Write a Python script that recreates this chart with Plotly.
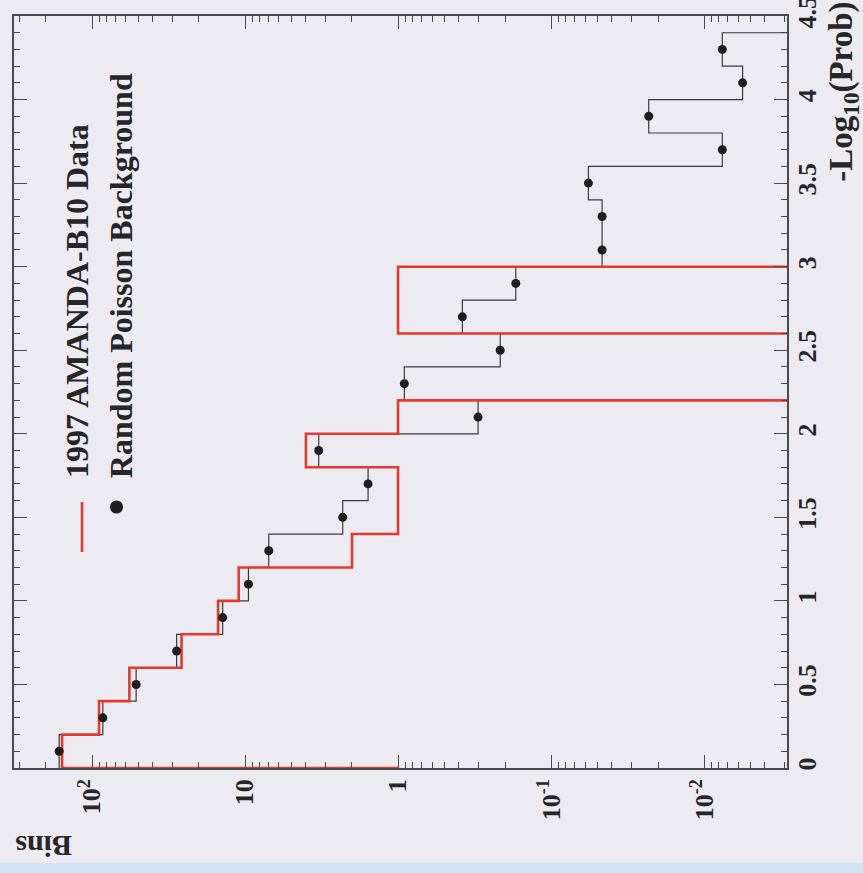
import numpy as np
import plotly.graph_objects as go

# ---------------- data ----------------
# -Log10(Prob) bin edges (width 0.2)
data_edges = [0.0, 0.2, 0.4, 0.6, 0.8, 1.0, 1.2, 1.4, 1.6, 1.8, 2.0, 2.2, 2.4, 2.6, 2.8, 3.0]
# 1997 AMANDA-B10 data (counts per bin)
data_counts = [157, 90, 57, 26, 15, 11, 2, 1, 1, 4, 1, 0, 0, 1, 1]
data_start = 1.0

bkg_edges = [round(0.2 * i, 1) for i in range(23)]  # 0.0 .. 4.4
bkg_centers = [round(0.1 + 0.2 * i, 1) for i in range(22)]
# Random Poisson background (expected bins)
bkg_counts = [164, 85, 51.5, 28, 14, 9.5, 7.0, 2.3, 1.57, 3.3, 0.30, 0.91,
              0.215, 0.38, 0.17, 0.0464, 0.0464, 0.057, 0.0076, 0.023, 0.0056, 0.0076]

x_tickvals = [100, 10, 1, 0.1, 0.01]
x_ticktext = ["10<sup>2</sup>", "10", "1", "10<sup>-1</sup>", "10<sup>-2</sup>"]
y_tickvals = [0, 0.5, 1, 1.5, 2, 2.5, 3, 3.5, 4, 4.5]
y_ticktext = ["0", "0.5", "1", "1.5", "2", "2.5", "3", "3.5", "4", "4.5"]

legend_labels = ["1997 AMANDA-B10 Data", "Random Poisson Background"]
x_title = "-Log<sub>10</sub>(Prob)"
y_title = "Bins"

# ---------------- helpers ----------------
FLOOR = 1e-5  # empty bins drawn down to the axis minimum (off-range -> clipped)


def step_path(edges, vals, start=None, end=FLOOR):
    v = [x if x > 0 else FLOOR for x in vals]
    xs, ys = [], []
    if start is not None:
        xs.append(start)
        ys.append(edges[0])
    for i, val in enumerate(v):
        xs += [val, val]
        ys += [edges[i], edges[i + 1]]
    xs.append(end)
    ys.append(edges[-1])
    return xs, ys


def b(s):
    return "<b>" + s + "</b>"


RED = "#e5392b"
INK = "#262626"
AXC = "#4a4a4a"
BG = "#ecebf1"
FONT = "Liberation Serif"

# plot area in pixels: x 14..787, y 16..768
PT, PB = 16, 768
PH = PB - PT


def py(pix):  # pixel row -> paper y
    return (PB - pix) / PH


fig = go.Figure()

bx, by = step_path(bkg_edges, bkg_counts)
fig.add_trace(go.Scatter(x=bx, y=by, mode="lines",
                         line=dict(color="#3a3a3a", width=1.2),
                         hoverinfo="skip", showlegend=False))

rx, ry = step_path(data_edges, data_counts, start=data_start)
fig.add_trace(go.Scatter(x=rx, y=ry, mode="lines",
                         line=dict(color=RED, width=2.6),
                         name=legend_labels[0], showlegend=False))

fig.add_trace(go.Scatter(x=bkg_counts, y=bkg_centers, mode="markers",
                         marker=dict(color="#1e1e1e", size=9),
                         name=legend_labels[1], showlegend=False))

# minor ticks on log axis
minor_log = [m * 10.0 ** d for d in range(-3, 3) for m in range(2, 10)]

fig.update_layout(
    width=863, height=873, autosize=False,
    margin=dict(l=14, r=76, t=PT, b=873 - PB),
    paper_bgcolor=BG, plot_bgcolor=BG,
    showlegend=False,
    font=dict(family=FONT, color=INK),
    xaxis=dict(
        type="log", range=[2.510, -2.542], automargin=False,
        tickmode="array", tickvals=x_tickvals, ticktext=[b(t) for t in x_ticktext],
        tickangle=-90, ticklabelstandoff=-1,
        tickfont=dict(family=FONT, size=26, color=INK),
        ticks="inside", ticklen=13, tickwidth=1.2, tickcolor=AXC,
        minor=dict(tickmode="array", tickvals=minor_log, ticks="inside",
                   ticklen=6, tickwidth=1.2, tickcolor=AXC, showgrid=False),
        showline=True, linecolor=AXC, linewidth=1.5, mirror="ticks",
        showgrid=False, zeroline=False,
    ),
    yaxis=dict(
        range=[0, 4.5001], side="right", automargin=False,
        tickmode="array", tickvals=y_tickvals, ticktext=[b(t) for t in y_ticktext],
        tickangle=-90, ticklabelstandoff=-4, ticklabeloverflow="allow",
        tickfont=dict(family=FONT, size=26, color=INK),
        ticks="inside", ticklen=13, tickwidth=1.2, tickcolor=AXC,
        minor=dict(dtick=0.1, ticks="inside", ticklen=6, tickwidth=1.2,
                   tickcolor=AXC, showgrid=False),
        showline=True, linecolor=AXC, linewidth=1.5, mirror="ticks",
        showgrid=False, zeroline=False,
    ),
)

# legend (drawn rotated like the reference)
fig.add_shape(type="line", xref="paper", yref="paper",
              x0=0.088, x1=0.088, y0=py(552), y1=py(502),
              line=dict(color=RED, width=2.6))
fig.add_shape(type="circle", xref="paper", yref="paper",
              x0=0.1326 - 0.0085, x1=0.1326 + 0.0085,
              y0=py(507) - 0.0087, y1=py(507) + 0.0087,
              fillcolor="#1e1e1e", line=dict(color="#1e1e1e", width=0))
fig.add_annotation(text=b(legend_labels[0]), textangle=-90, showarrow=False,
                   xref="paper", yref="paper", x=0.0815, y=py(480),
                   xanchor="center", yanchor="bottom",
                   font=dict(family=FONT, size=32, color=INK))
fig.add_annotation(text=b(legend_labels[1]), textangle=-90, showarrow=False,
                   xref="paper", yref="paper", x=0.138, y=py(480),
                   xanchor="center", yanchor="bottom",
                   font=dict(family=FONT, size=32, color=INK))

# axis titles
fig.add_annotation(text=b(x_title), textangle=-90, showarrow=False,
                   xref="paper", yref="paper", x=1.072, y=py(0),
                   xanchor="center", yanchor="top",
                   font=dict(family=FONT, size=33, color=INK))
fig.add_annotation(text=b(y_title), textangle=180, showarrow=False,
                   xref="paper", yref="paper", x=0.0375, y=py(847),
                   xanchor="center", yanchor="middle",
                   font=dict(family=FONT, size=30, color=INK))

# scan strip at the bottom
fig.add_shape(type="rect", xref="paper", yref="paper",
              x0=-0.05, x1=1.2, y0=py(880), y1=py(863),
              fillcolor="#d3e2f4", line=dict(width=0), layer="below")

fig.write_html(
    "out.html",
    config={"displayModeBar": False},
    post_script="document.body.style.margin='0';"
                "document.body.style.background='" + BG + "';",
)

——

■ Given request ■
Please restate the material above line by line, exactly, beginning at its first line and ending with the line that contains "0.023, 0.0056, 0.0076]", without any pictures.

■ Answer to this exercise ■
Write a Python script that recreates this chart with Plotly.
import numpy as np
import plotly.graph_objects as go

# ---------------- data ----------------
# -Log10(Prob) bin edges (width 0.2)
data_edges = [0.0, 0.2, 0.4, 0.6, 0.8, 1.0, 1.2, 1.4, 1.6, 1.8, 2.0, 2.2, 2.4, 2.6, 2.8, 3.0]
# 1997 AMANDA-B10 data (counts per bin)
data_counts = [157, 90, 57, 26, 15, 11, 2, 1, 1, 4, 1, 0, 0, 1, 1]
data_start = 1.0

bkg_edges = [round(0.2 * i, 1) for i in range(23)]  # 0.0 .. 4.4
bkg_centers = [round(0.1 + 0.2 * i, 1) for i in range(22)]
# Random Poisson background (expected bins)
bkg_counts = [164, 85, 51.5, 28, 14, 9.5, 7.0, 2.3, 1.57, 3.3, 0.30, 0.91,
              0.215, 0.38, 0.17, 0.0464, 0.0464, 0.057, 0.0076, 0.023, 0.0056, 0.0076]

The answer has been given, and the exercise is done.